┌─ Collected data

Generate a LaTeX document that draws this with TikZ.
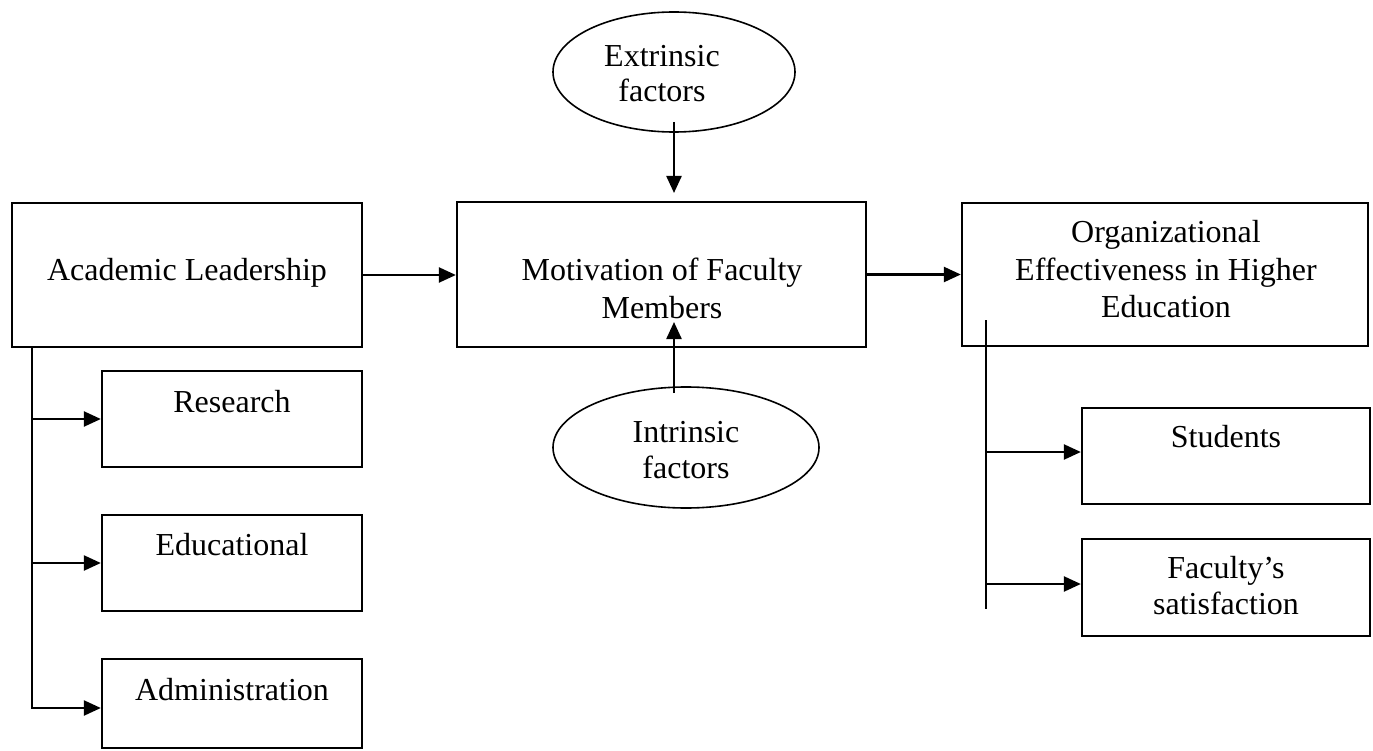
\documentclass[tikz,border=0pt]{standalone}
\usepackage{fontspec}
\setmainfont{Liberation Serif}
\usetikzlibrary{shapes.geometric,arrows.meta}
\begin{document}
\begin{tikzpicture}[x=1pt,y=-1pt,
  box/.style={draw,line width=2.3pt,inner sep=0pt},
  oval/.style={draw,ellipse,line width=1.6pt,inner sep=0pt},
  txt/.style={anchor=base,inner sep=0pt,font=\fontsize{32}{38}\selectfont},
  arr/.style={line width=2.3pt,-{Triangle[length=17pt,width=15pt]}},
  ln/.style={line width=2.3pt},
  thin/.style={line width=1.6pt}]
\useasboundingbox (0,0) rectangle (1373,751);
% boxes
\node[box,minimum width=350pt,minimum height=144pt] (al) at (187,275) {};
\node[box,minimum width=409pt,minimum height=145pt] (mot) at (661.5,274.5) {};
\node[box,minimum width=406pt,minimum height=143pt] (org) at (1165,274.5) {};
\node[box,minimum width=260pt,minimum height=96pt] (res) at (232,419) {};
\node[box,minimum width=260pt,minimum height=96pt] (edu) at (232,563) {};
\node[box,minimum width=260pt,minimum height=89pt] (adm) at (232,703.5) {};
\node[box,minimum width=288pt,minimum height=96pt] (stu) at (1226,456) {};
\node[box,minimum width=288pt,minimum height=97pt] (fac) at (1226,587.5) {};
\node[oval,minimum width=242pt,minimum height=120pt] (ext) at (674,72) {};
\node[oval,minimum width=266pt,minimum height=121pt] (int) at (686,447.5) {};
% texts
\node[txt] (tal) at (187,280) {Academic Leadership};
\node[txt] (tm1) at (662,280) {Motivation of Faculty};
\node[txt] (tm2) at (662,318) {Members};
\node[txt] (to1) at (1166,243) {Organizational};
\node[txt] (to2) at (1166,280) {Effectiveness in Higher};
\node[txt] (to3) at (1166,317) {Education};
\node[txt] (tr) at (232,412) {Research};
\node[txt] (te) at (232,555) {Educational};
\node[txt] (ta) at (232,700) {Administration};
\node[txt] (ts) at (1226,447) {Students};
\node[txt] (tf1) at (1226,578) {Faculty’s};
\node[txt] (tf2) at (1226,614) {satisfaction};
\node[txt] (tx1) at (662,67) {Extrinsic};
\node[txt] (tx2) at (662,102) {factors};
\node[txt] (ti1) at (686,442) {Intrinsic};
\node[txt] (ti2) at (686,478) {factors};
% coordinates
\coordinate (ea) at (674,122);
\coordinate (eb) at (674,193);
\coordinate (ia) at (674,393);
\coordinate (ib) at (674,322);
\coordinate (lt) at (32,347);
\coordinate (l1) at (32,419);
\coordinate (l2) at (32,563);
\coordinate (lb) at (32,708);
\coordinate (rt) at (986,320);
\coordinate (r1) at (986,452);
\coordinate (r2) at (986,584);
\coordinate (rb) at (986,609);
% connectors
\draw[arr] (al.east) -- (al.east -| mot.west);
\draw[arr] (mot.east) -- (mot.east -| org.west);
\draw[arr] (ea) -- (eb);
\draw[arr] (ia) -- (ib);
\draw[arr] (lt) -- (lb) -- (lb -| adm.west);
\draw[arr] (l1) -- (l1 -| res.west);
\draw[arr] (l2) -- (l2 -| edu.west);
\draw[thin] (rt) -- (rb);
\draw[arr] (r1) -- (r1 -| stu.west);
\draw[arr] (r2) -- (r2 -| fac.west);
\end{tikzpicture}
\end{document}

└─

Exercise details
Transcribe the listing in full. Omit the pictures and keep every line exact.

Final answer
Generate a LaTeX document that draws this with TikZ.
\documentclass[tikz,border=0pt]{standalone}
\usepackage{fontspec}
\setmainfont{Liberation Serif}
\usetikzlibrary{shapes.geometric,arrows.meta}
\begin{document}
\begin{tikzpicture}[x=1pt,y=-1pt,
  box/.style={draw,line width=2.3pt,inner sep=0pt},
  oval/.style={draw,ellipse,line width=1.6pt,inner sep=0pt},
  txt/.style={anchor=base,inner sep=0pt,font=\fontsize{32}{38}\selectfont},
  arr/.style={line width=2.3pt,-{Triangle[length=17pt,width=15pt]}},
  ln/.style={line width=2.3pt},
  thin/.style={line width=1.6pt}]
\useasboundingbox (0,0) rectangle (1373,751);
% boxes
\node[box,minimum width=350pt,minimum height=144pt] (al) at (187,275) {};
\node[box,minimum width=409pt,minimum height=145pt] (mot) at (661.5,274.5) {};
\node[box,minimum width=406pt,minimum height=143pt] (org) at (1165,274.5) {};
\node[box,minimum width=260pt,minimum height=96pt] (res) at (232,419) {};
\node[box,minimum width=260pt,minimum height=96pt] (edu) at (232,563) {};
\node[box,minimum width=260pt,minimum height=89pt] (adm) at (232,703.5) {};
\node[box,minimum width=288pt,minimum height=96pt] (stu) at (1226,456) {};
\node[box,minimum width=288pt,minimum height=97pt] (fac) at (1226,587.5) {};
\node[oval,minimum width=242pt,minimum height=120pt] (ext) at (674,72) {};
\node[oval,minimum width=266pt,minimum height=121pt] (int) at (686,447.5) {};
% texts
\node[txt] (tal) at (187,280) {Academic Leadership};
\node[txt] (tm1) at (662,280) {Motivation of Faculty};
\node[txt] (tm2) at (662,318) {Members};
\node[txt] (to1) at (1166,243) {Organizational};
\node[txt] (to2) at (1166,280) {Effectiveness in Higher};
\node[txt] (to3) at (1166,317) {Education};
\node[txt] (tr) at (232,412) {Research};
\node[txt] (te) at (232,555) {Educational};
\node[txt] (ta) at (232,700) {Administration};
\node[txt] (ts) at (1226,447) {Students};
\node[txt] (tf1) at (1226,578) {Faculty’s};
\node[txt] (tf2) at (1226,614) {satisfaction};
\node[txt] (tx1) at (662,67) {Extrinsic};
\node[txt] (tx2) at (662,102) {factors};
\node[txt] (ti1) at (686,442) {Intrinsic};
\node[txt] (ti2) at (686,478) {factors};
% coordinates
\coordinate (ea) at (674,122);
\coordinate (eb) at (674,193);
\coordinate (ia) at (674,393);
\coordinate (ib) at (674,322);
\coordinate (lt) at (32,347);
\coordinate (l1) at (32,419);
\coordinate (l2) at (32,563);
\coordinate (lb) at (32,708);
\coordinate (rt) at (986,320);
\coordinate (r1) at (986,452);
\coordinate (r2) at (986,584);
\coordinate (rb) at (986,609);
% connectors
\draw[arr] (al.east) -- (al.east -| mot.west);
\draw[arr] (mot.east) -- (mot.east -| org.west);
\draw[arr] (ea) -- (eb);
\draw[arr] (ia) -- (ib);
\draw[arr] (lt) -- (lb) -- (lb -| adm.west);
\draw[arr] (l1) -- (l1 -| res.west);
\draw[arr] (l2) -- (l2 -| edu.west);
\draw[thin] (rt) -- (rb);
\draw[arr] (r1) -- (r1 -| stu.west);
\draw[arr] (r2) -- (r2 -| fac.west);
\end{tikzpicture}
\end{document}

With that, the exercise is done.